··· Record extracts

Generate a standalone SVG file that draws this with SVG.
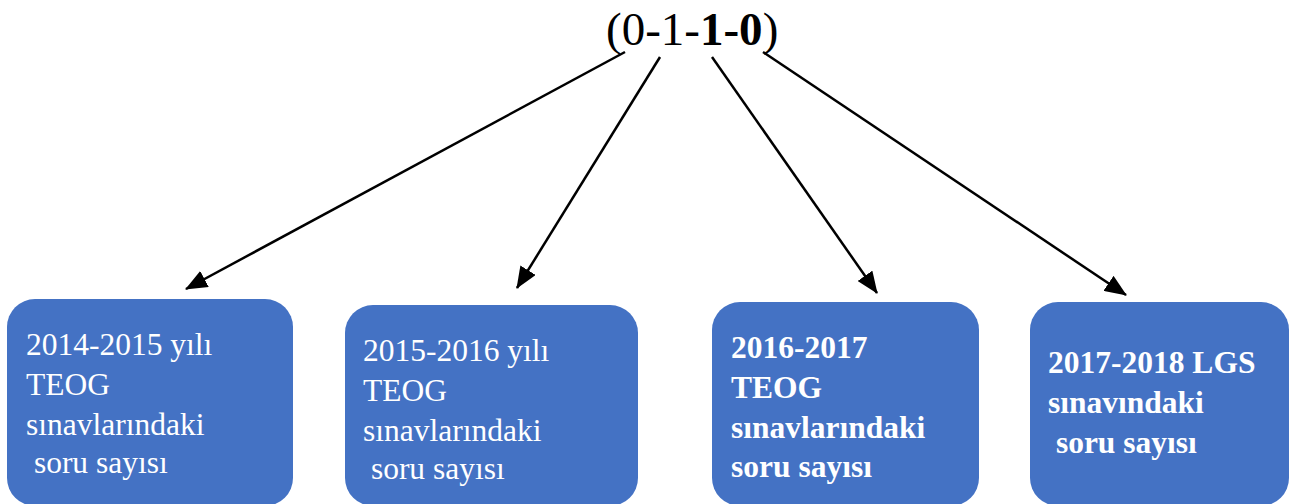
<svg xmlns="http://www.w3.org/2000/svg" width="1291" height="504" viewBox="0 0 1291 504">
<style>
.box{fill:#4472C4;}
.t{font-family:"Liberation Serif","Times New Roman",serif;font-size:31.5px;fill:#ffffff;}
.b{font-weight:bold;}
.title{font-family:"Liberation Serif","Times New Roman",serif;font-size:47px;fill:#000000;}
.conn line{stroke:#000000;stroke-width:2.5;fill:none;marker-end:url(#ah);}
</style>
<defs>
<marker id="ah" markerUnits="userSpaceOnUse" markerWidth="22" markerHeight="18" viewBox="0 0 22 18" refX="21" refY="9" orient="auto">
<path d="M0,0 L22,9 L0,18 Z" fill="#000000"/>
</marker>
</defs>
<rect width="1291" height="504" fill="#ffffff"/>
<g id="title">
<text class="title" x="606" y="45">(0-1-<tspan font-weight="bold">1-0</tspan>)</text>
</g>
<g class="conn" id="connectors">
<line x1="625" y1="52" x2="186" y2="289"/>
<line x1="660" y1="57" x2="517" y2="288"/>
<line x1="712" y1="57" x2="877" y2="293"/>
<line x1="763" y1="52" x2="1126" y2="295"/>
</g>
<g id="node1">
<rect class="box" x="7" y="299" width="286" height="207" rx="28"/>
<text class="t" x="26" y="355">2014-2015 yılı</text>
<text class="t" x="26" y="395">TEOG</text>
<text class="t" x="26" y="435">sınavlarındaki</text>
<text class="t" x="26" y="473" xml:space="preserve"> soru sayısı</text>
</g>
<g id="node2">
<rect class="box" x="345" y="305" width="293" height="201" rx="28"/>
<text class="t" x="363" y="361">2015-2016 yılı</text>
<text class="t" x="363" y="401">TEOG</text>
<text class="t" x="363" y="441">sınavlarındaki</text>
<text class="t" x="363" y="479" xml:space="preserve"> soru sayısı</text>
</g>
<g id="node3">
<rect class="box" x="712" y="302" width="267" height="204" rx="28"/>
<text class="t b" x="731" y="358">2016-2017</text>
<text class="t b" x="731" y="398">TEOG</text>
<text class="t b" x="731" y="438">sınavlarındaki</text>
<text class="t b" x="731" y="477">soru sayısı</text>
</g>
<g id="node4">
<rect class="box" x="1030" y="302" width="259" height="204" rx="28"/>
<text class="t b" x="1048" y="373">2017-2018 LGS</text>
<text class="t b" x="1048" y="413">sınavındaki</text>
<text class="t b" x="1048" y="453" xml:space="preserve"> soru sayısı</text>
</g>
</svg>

······
··· Record extracts

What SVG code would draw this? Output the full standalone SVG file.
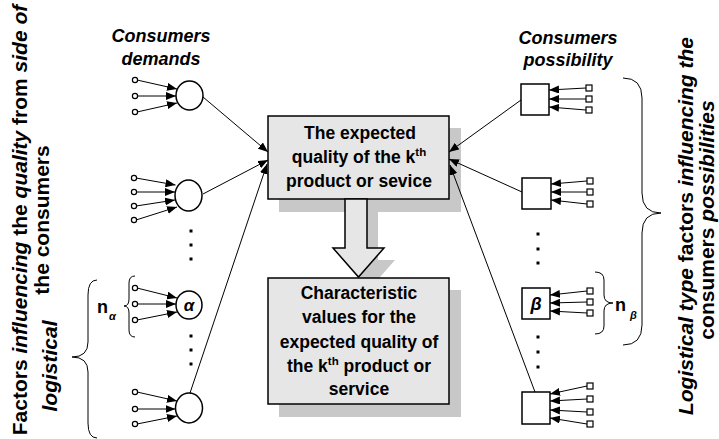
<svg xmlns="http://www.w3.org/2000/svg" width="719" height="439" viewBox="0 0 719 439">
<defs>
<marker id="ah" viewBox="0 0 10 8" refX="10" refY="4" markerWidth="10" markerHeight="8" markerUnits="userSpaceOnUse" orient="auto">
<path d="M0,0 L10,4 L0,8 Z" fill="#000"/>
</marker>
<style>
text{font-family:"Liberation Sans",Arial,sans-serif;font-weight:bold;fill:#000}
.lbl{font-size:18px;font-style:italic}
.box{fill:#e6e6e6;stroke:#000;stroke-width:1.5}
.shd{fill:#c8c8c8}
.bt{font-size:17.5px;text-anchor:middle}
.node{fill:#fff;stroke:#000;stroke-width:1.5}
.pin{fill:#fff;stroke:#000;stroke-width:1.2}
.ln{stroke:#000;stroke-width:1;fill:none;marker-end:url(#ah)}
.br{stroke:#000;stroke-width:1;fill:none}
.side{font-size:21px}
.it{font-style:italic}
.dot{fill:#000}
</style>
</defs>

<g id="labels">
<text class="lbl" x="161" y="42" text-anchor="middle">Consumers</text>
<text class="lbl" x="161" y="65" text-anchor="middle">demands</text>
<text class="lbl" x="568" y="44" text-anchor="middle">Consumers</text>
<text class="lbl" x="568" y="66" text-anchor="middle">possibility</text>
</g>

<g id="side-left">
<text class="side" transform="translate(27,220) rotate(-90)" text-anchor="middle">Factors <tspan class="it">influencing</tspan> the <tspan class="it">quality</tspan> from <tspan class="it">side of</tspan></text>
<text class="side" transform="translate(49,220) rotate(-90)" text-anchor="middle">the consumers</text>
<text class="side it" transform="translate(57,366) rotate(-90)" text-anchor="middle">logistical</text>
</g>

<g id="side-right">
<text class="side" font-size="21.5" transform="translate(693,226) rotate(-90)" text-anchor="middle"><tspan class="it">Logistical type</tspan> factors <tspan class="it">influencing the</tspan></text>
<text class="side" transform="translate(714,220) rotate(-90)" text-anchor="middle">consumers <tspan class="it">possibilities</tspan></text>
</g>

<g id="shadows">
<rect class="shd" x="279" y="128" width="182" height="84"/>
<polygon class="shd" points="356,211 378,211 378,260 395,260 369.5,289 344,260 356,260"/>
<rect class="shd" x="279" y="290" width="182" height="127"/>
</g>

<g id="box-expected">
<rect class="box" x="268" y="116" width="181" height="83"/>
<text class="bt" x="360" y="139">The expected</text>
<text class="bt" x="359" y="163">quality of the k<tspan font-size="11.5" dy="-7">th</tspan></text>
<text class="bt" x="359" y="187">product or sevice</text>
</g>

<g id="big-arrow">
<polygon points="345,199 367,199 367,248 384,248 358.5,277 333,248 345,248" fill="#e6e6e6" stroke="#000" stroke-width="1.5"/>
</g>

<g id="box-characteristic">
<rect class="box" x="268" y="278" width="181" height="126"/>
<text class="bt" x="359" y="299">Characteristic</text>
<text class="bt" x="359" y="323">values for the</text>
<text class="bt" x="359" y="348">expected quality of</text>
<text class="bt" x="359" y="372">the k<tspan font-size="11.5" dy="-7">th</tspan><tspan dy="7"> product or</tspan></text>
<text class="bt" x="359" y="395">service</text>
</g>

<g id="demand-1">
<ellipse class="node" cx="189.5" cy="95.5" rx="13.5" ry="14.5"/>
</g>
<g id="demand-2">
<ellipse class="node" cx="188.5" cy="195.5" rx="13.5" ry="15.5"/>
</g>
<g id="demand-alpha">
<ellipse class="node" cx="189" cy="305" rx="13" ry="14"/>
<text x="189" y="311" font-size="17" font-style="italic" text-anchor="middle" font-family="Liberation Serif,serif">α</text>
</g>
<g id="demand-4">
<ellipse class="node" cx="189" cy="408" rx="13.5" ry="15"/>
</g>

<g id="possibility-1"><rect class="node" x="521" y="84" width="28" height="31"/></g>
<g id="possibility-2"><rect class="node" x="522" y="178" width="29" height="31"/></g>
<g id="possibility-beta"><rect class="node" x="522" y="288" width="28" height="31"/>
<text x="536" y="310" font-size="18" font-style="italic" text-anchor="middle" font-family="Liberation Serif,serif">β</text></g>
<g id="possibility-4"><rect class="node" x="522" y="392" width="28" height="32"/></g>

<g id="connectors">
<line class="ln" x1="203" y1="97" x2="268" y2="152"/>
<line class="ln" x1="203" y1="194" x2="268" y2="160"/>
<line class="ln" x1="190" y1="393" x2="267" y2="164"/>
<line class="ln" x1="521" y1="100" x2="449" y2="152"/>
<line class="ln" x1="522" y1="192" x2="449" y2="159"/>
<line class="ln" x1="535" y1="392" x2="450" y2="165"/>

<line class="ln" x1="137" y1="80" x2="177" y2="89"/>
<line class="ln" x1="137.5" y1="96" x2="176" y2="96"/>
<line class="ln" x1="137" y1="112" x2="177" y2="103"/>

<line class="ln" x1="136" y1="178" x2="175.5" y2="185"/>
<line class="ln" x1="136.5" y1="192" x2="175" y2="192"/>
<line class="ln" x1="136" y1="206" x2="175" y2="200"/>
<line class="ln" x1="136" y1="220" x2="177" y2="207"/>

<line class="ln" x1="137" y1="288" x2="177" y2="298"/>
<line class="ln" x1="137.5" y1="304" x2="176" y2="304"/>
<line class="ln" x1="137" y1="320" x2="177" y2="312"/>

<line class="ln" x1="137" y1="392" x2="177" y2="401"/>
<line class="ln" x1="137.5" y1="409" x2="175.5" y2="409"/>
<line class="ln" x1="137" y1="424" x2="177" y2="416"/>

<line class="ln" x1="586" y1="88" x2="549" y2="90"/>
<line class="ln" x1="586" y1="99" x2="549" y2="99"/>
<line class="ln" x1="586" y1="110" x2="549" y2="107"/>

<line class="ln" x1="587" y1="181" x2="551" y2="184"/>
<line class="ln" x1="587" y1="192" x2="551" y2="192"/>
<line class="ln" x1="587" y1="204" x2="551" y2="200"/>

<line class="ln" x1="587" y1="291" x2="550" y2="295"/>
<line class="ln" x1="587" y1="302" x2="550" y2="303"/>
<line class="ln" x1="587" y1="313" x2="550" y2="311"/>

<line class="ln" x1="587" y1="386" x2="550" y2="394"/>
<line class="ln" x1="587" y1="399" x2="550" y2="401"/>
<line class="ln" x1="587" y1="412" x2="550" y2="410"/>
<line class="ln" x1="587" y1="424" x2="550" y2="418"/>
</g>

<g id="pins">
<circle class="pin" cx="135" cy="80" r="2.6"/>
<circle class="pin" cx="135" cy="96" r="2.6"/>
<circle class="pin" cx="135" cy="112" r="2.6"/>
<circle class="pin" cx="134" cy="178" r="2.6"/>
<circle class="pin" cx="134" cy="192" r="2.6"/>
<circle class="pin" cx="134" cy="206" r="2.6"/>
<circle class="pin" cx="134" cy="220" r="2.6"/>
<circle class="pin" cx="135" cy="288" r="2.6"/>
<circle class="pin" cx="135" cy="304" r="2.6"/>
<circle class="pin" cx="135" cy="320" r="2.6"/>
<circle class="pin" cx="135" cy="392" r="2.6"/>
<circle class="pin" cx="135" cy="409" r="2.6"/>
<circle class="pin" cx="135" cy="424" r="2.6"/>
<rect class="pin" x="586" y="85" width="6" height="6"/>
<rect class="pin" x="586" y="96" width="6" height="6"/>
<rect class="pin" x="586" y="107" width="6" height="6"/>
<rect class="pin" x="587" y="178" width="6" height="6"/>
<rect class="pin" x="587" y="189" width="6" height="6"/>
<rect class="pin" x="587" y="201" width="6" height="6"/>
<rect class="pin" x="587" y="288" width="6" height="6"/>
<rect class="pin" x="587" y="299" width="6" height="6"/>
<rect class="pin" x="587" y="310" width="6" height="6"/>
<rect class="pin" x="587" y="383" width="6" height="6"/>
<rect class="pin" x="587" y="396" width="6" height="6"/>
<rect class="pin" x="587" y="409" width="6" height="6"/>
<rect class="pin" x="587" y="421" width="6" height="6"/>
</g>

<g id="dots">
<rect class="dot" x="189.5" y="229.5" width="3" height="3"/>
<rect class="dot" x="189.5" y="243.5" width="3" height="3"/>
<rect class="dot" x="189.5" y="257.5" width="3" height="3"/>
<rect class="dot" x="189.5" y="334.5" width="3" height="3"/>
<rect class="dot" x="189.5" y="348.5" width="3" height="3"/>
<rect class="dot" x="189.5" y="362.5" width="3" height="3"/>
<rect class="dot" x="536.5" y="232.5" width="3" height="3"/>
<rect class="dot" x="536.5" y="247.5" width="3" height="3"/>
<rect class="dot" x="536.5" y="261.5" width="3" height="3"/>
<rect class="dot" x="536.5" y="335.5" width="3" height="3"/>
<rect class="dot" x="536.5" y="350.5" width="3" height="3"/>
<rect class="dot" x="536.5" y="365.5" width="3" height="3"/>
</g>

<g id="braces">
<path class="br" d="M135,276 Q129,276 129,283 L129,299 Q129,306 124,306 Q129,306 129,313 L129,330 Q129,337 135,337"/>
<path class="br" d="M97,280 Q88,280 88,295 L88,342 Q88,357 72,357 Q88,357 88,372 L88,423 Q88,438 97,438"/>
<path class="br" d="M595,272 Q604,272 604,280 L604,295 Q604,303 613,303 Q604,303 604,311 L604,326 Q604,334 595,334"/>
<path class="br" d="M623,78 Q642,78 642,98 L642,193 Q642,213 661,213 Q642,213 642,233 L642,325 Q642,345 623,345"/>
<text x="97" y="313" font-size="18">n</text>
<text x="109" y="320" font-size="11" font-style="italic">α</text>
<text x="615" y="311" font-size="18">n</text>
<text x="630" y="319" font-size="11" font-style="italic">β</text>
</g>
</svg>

······

■ **Set problem**:
Find the word "this" in the entries, and copy every line it shows up in.

■ **Task answer**:
Generate a standalone SVG file that draws this with SVG.
What SVG code would draw this? Output the full standalone SVG file.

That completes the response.